The Ancestors and Descendants of Joseph Trumble Jr. (1705-1731) of Lebanon, Connecticut, the Eldest Son and Business Partner of Captain Joseph Trumble Sr., and Brother of Connecticut's Revolutionary War Governor, Jonathan Trumbull Sr., "Lost at Sea" aboard the Trumble Family's Merchant Vessel, the Brigantine "Lebanon", December 29, 1731, bound for the West Indies; and the History of the Trumble/Trumbull family of Lebanon, Connecticut. Fortuna Favet Audaci (fortune favors the bold).
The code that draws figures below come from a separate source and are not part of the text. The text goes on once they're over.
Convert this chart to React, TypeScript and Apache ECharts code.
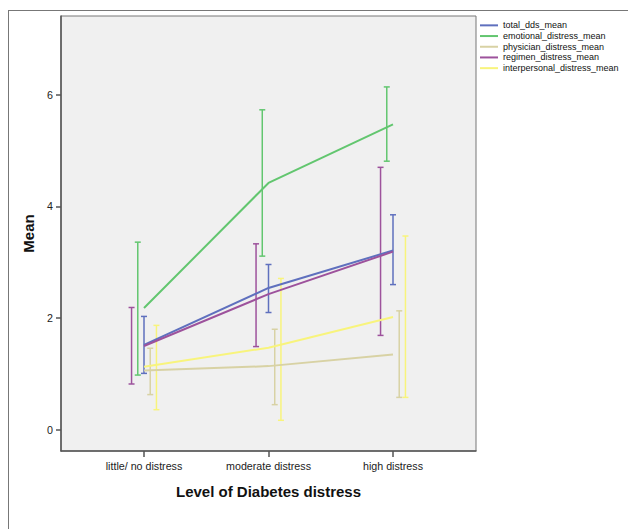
import React, { useEffect, useRef } from "react";
import * as echarts from "echarts";

const categories = ["little/ no distress", "moderate distress", "high distress"];
const yTicks = [0, 2, 4, 6];

const seriesNames = [
  "total_dds_mean",
  "emotional_distress_mean",
  "physician_distress_mean",
  "regimen_distress_mean",
  "interpersonal_distress_mean",
];
const seriesColors = ["#5f70be", "#62c66f", "#d8d2a4", "#9d529c", "#f8f47c"];
const dodge = [0, -0.05, 0.05, -0.1, 0.1];

const totalMean = [1.52, 2.54, 3.21];
const totalLow = [1.01, 2.1, 2.6];
const totalHigh = [2.03, 2.96, 3.85];

const emotionalMean = [2.18, 4.42, 5.47];
const emotionalLow = [0.98, 3.11, 4.81];
const emotionalHigh = [3.36, 5.73, 6.14];

const physicianMean = [1.06, 1.14, 1.35];
const physicianLow = [0.63, 0.45, 0.58];
const physicianHigh = [1.46, 1.8, 2.13];

const regimenMean = [1.5, 2.43, 3.19];
const regimenLow = [0.82, 1.49, 1.69];
const regimenHigh = [2.19, 3.33, 4.7];

const interpersonalMean = [1.13, 1.47, 2.02];
const interpersonalLow = [0.36, 0.17, 0.58];
const interpersonalHigh = [1.87, 2.71, 3.47];

const means = [totalMean, emotionalMean, physicianMean, regimenMean, interpersonalMean];
const lows = [totalLow, emotionalLow, physicianLow, regimenLow, interpersonalLow];
const highs = [totalHigh, emotionalHigh, physicianHigh, regimenHigh, interpersonalHigh];

const FONT = "'Liberation Sans', Arial, sans-serif";

export default function App() {
  const ref = useRef<HTMLDivElement>(null);
  useEffect(() => {
    if (!ref.current) return;
    const chart = echarts.init(ref.current, null, { renderer: "svg" });

    const lineSeries: any[] = seriesNames.map((name, i) => ({
      name,
      type: "line",
      data: means[i].map((v, k) => [k, v]),
      symbol: "none",
      lineStyle: { color: seriesColors[i], width: 2 },
      itemStyle: { color: seriesColors[i] },
      z: 3,
    }));

    const errSeries: any[] = seriesNames.map((name, i) => ({
      name: name + "_err",
      type: "custom",
      data: means[i].map((_, k) => [k + dodge[i], lows[i][k], highs[i][k]]),
      encode: { x: 0, y: [1, 2] },
      z: 2,
      renderItem: (params: any, api: any) => {
        const x = api.value(0);
        const lo = api.value(1);
        const hi = api.value(2);
        const pTop = api.coord([x, hi]);
        const pBot = api.coord([x, lo]);
        const hw = 3;
        const st = { stroke: seriesColors[i], lineWidth: 1.5 };
        return {
          type: "group",
          children: [
            { type: "line", shape: { x1: pTop[0], y1: pTop[1], x2: pBot[0], y2: pBot[1] }, style: st },
            { type: "line", shape: { x1: pTop[0] - hw, y1: pTop[1], x2: pTop[0] + hw, y2: pTop[1] }, style: st },
            { type: "line", shape: { x1: pBot[0] - hw, y1: pBot[1], x2: pBot[0] + hw, y2: pBot[1] }, style: st },
          ],
        };
      },
    }));

    chart.setOption({
      animation: false,
      backgroundColor: "transparent",
      textStyle: { fontFamily: FONT },
      grid: {
        left: 61,
        top: 16,
        right: 152,
        bottom: 78,
        show: true,
        backgroundColor: "#f0f0f0",
        borderColor: "#777",
        borderWidth: 1,
      },
      legend: {
        orient: "vertical",
        left: 475,
        top: 15,
        itemWidth: 18,
        itemHeight: 2,
        itemGap: 0,
        icon: "rect",
        data: seriesNames,
        textStyle: { fontSize: 9, lineHeight: 10.7, color: "#111", fontFamily: FONT },
      },
      xAxis: {
        type: "value",
        min: -2 / 3,
        max: 8 / 3,
        name: "Level of Diabetes distress",
        nameLocation: "middle",
        nameGap: 33,
        nameTextStyle: { fontSize: 15, fontWeight: "bold", color: "#111", fontFamily: FONT },
        axisLine: { show: true, onZero: false, lineStyle: { color: "#555", width: 1.5 } },
        axisTick: { show: true, customValues: [0, 1, 2], length: 6, lineStyle: { color: "#555", width: 1.5 } },
        axisLabel: {
          customValues: [0, 1, 2],
          formatter: (v: number) => categories[Math.round(v)] ?? "",
          fontSize: 10.7,
          color: "#222",
          margin: 9,
          fontFamily: FONT,
        },
        splitLine: { show: false },
      },
      yAxis: {
        type: "value",
        min: -0.38,
        max: 7.41,
        name: "Mean",
        nameLocation: "middle",
        nameGap: 22,
        nameTextStyle: { fontSize: 15, fontWeight: "bold", color: "#111", fontFamily: FONT },
        axisLine: { show: true, onZero: false, lineStyle: { color: "#555", width: 1.5 } },
        axisTick: { show: true, customValues: yTicks, length: 5, lineStyle: { color: "#555", width: 1.5 } },
        axisLabel: {
          customValues: yTicks,
          fontSize: 10.7,
          color: "#222",
          margin: 8,
          fontFamily: FONT,
        },
        splitLine: { show: false },
      },
      series: [...errSeries, ...lineSeries],
    });
    return () => chart.dispose();
  }, []);

  return (
    <div style={{ position: "absolute", left: 0, top: 0, width: 628, height: 529, overflow: "hidden", background: "#fff" }}>
      <div
        style={{
          position: "absolute",
          left: 8,
          top: 10,
          width: 700,
          height: 600,
          border: "1px solid #777",
          background: "#fff",
        }}
      />
      <div ref={ref} style={{ position: "absolute", left: 0, top: 0, width: 628, height: 529 }} />
    </div>
  );
}
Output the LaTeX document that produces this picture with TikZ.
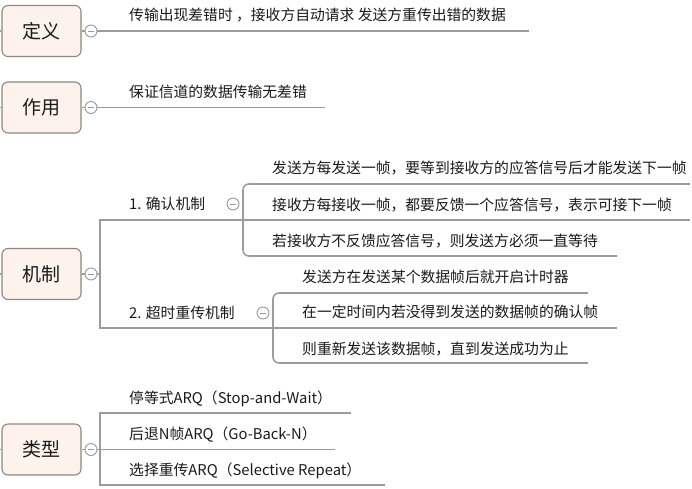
\documentclass[tikz,border=0pt]{standalone}
\usepackage{fontspec}
\setmainfont{Noto Sans CJK SC}
\definecolor{boxfill}{HTML}{FDF3EC}
\definecolor{boxdraw}{HTML}{8F877F}
\definecolor{linecol}{HTML}{9C9C9C}
\definecolor{foldcol}{HTML}{9A9A9A}
\definecolor{txt}{HTML}{1A1A1A}
\begin{document}
\begin{tikzpicture}[x=1pt,y=-1pt,
  topic/.style={draw=boxdraw, fill=boxfill, line width=1.1pt, rounded corners=6pt,
    minimum width=79pt, minimum height=51pt, inner sep=0pt,
    font=\fontsize{19}{19}\selectfont, text=txt, text height=14.4pt, text depth=0pt},
  conn/.style={draw=linecol, line width=1.6pt},
  fold/.style={circle, draw=foldcol, fill=white, line width=0.9pt, minimum size=12pt, inner sep=0pt,
    path picture={\draw[foldcol, line width=0.9pt]
      ([xshift=-3pt]path picture bounding box.center) -- ([xshift=3pt]path picture bounding box.center);}},
  lab/.style={anchor=west, inner sep=0pt, font=\fontsize{14.8}{14.8}\selectfont,
    text=txt, text height=11.2pt, text depth=0pt}
]
\useasboundingbox (0,0) rectangle (692,488);

% ---------- 定义 ----------
\node[topic] (dy) at (41.5,31) {定义};
\node[fold] (fdy) at (91,31) {};
\coordinate (sdy) at (0,31);
\coordinate (edy) at (529,31);
\draw[conn] (sdy) -- (dy.west);
\draw[conn] (dy.east) -- (fdy.west);
\draw[conn] (fdy.east) -- (edy);
\node[lab] (tdy) at (129,15) {传输出现差错时 ，接收方自动请求 发送方重传出错的数据};

% ---------- 作用 ----------
\node[topic] (zy) at (41.5,107.5) {作用};
\node[fold] (fzy) at (91,107.5) {};
\coordinate (szy) at (0,107.5);
\coordinate (ezy) at (325,107.5);
\draw[conn] (szy) -- (zy.west);
\draw[conn] (zy.east) -- (fzy.west);
\draw[conn] (fzy.east) -- (ezy);
\node[lab] (tzy) at (129,92) {保证信道的数据传输无差错};

% ---------- 机制 ----------
\node[topic] (jz) at (41.5,274) {机制};
\node[fold] (fjz) at (91,274) {};
\coordinate (sjz) at (0,274);
\coordinate (jzv) at (100,274);
\coordinate (jza) at (100,220);
\coordinate (jzb) at (100,328);
\coordinate (k1) at (243,220);
\coordinate (k2) at (273,328);
\draw[conn] (sjz) -- (jz.west);
\draw[conn] (jz.east) -- (fjz.west);
\draw[conn] (fjz.east) -- (jzv);
\draw[conn] (k1) -- (jza) -- (jzb) -- (k2);

\node[lab] (t1) at (129,204) {1. 确认机制};
\node[fold] (f1) at (233,204) {};
\node[lab] (t2) at (129,313) {2. 超时重传机制};
\node[fold] (f2) at (263,313) {};

% bracket 1
\coordinate (b1t) at (243,184);
\coordinate (b1b) at (243,256);
\coordinate (e1a) at (690,184);
\coordinate (e1b) at (690,220);
\coordinate (e1c) at (617,256);
\draw[conn, rounded corners=6pt] (e1a) -- (b1t) -- (b1b) -- (e1c);
\draw[conn] (k1) -- (e1b);
\node[lab] (s1a) at (272,168) {发送方每发送一帧，要等到接收方的应答信号后才能发送下一帧};
\node[lab] (s1b) at (272,205) {接收方每接收一帧，都要反馈一个应答信号，表示可接下一帧};
\node[lab] (s1c) at (272,241) {若接收方不反馈应答信号，则发送方必须一直等待};

% bracket 2
\coordinate (b2t) at (273,293);
\coordinate (b2b) at (273,363);
\coordinate (e2a) at (588,293);
\coordinate (e2b) at (617,328);
\coordinate (e2c) at (588,363);
\draw[conn, rounded corners=6pt] (e2a) -- (b2t) -- (b2b) -- (e2c);
\draw[conn] (k2) -- (e2b);
\node[lab] (s2a) at (302,277) {发送方在发送某个数据帧后就开启计时器};
\node[lab] (s2b) at (302,312) {在一定时间内若没得到发送的数据帧的确认帧};
\node[lab] (s2c) at (302,349) {则重新发送该数据帧，直到发送成功为止};

% ---------- 类型 ----------
\node[topic] (lx) at (41.5,449.5) {类型};
\node[fold] (flx) at (91,449.5) {};
\coordinate (slx) at (0,449.5);
\coordinate (lxa) at (100,413);
\coordinate (lxb) at (100,485);
\coordinate (lxm) at (100,449.5);
\coordinate (el1) at (351,413);
\coordinate (el2) at (335,449.5);
\coordinate (el3) at (385,485);
\draw[conn] (slx) -- (lx.west);
\draw[conn] (lx.east) -- (flx.west);
\draw[conn] (flx.east) -- (el2);
\draw[conn] (el1) -- (lxa) -- (lxb) -- (el3);
\node[lab] (l1) at (129,398) {停等式ARQ（Stop-and-Wait）};
\node[lab] (l2) at (129,434) {后退N帧ARQ（Go-Back-N）};
\node[lab] (l3) at (129,470) {选择重传ARQ（Selective Repeat）};
\end{tikzpicture}
\end{document}
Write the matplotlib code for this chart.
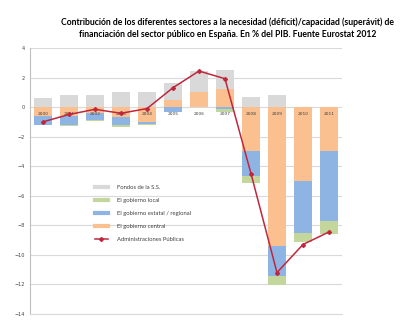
import numpy as np
import matplotlib.pyplot as plt

years = ["2000", "2001", "2002", "2003", "2004", "2005",
         "2006", "2007", "2008", "2009", "2010", "2011"]
central = [-0.63, -0.63, -0.4, -0.7, -1.04, 0.5, 1.05, 1.25, -2.96, -9.4, -5.0, -2.96]
regional = [-0.55, -0.6, -0.5, -0.52, -0.11, -0.35, 0.0, -0.15, -1.7, -2.05, -3.5, -4.75]
local = [0.0, -0.05, -0.07, -0.16, -0.05, 0.0, 0.0, -0.15, -0.5, -0.56, -0.65, -0.85]
ss = [0.6, 0.8, 0.8, 1.04, 1.04, 1.1, 1.4, 1.25, 0.7, 0.8, 0.0, 0.0]
total = [-1.0, -0.5, -0.15, -0.42, -0.1, 1.31, 2.44, 1.92, -4.5, -11.2, -9.3, -8.45]

series = [
    ("El gobierno central", central, "#FAC090"),
    ("El gobierno estatal / regional", regional, "#8EB4E3"),
    ("El gobierno local", local, "#C3D69B"),
    ("Fondos de la S.S.", ss, "#D9D9D9"),
]

fig = plt.figure(figsize=(4.14, 3.22), dpi=100)
ax = fig.add_axes([0.0725, 0.025, 0.7535, 0.826])

x = np.arange(len(years))
pos = np.zeros(len(years))
neg = np.zeros(len(years))
handles = []
for name, vals, col in series:
    v = np.array(vals)
    bottom = np.where(v >= 0, pos, neg)
    ax.bar(x, v, bottom=bottom, width=0.66, color=col, zorder=2)
    pos = pos + np.clip(v, 0, None)
    neg = neg + np.clip(v, None, 0)
    h, = ax.plot([], [], color=col, lw=3, label=name)
    handles.append(h)

line, = ax.plot(x, total, color="#C0273D", lw=1.1, marker="D", ms=2,
                zorder=4, label="Administraciones Públicas")

for i, y in enumerate(years):
    ax.text(i, -0.47, y, ha="center", va="center", fontsize=3.2,
            color="#404040", zorder=3)

ax.set_xlim(-0.5, 11.5)
ax.set_ylim(-14, 4)
ax.set_yticks(range(-14, 5, 2))
ax.set_xticks([])
ax.grid(axis="y", color="#D9D9D9", lw=0.8, zorder=0)
ax.tick_params(axis="y", length=0, labelsize=3.5, labelcolor="#404040", pad=4)
for s in ["top", "right"]:
    ax.spines[s].set_visible(False)
ax.spines["left"].set_color("#BFBFBF")
ax.spines["bottom"].set_color("#D9D9D9")

leg_handles = handles[::-1] + [line]
ax.legend(handles=leg_handles, loc="upper left", bbox_to_anchor=(0.19, 0.505),
          frameon=False, fontsize=3.8, handlelength=2.3, labelspacing=1.35,
          handletextpad=1.6, labelcolor="#404040", prop={"family": "Lato", "size": 4.2})

fig.text(0.55, 0.912, "Contribución de los diferentes sectores a la necesidad (déficit)/capacidad (superávit) de\n"
         "financiación del sector público en España. En % del PIB. Fuente Eurostat 2012",
         ha="center", va="center", fontsize=6.2, fontweight="bold", family="Lato",
         linespacing=1.45)

plt.savefig("out.png", dpi=100)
Captain Joseph Trumble, Christmas in Lebanon, 1737
Painted by Todd Gerlander, December 2020, Pen & Ink and Acrylic Paint on Illustration Board
The Illustration depicts Captain Joseph Trumble, Sr. (1678-1755), Patriarch of the Trumble/Trumbull family of Lebanon, Connecticut, Christmas, 1737. He is shown wearing a fine suit of clothes with military accoutrements. In 1718 he was commissioned a Lieutenant in the New London County Troop of Horse, and in 1728 he was commissioned a Captain in the Windham County Troop of Horse. This was before Connecticut organized all its local town militia companies into numerical regiments in 1739. The painting shows how the Trumbull properties might have looked prior to both of their moves in 1824, and the War Office again in 1844. Modern illustrations that I have seen of these buildings, specifically those depicting Revolutionary War era scenes, show these buildings in their current locations on West Town Street. Some of these illustrations are also based on John Warner Barber's 19th century, circa 1835 sketches. Both of these buildings were originally located on, and faced the Colchester Road (Route 207), on the north corner of the Colchester Road and West Town Street.
The back corner of the house in the right forefront of the painting is the old Trumbull family homestead, which Captain Joseph Trumble purchased from Rev. Joseph Parsons, first minister of Lebanon. No image of this house exists. This house would later be replaced when David Trumbull (a son of Gov. Jonathan Trumbull) had Redwood built in 1778/1779. Redwood was used by the Duc de Lauzun as his headquarters during the French winter encampment of 1780-1781. The old Colchester Road, present day Route 207, can be seen in the distance. Captain Trumble's recently built (1735/1740) new house and his adjacent store (traditionally built circa 1727) can both be seen facing the Colchester Road. If a rumored tunnel (which this blog has discussed previously) between these two buildings ever existed, it would be located there, not where the buildings are located today. Captain Joseph Trumble's second son, Gov. Jonathan Trumbull (1710-1785) would inherit this house in 1755 (his youngest son John, "The Artist of the American Revolution," was born there in 1756.). In 1775 the Trumbull store would be used as The War Office, and the Connecticut Council of Safety would meet there during the American Revolution 1775-1783. To the left of the War Office was the Barrack Lot. French soldiers encamped there during the winter of 1780-1781.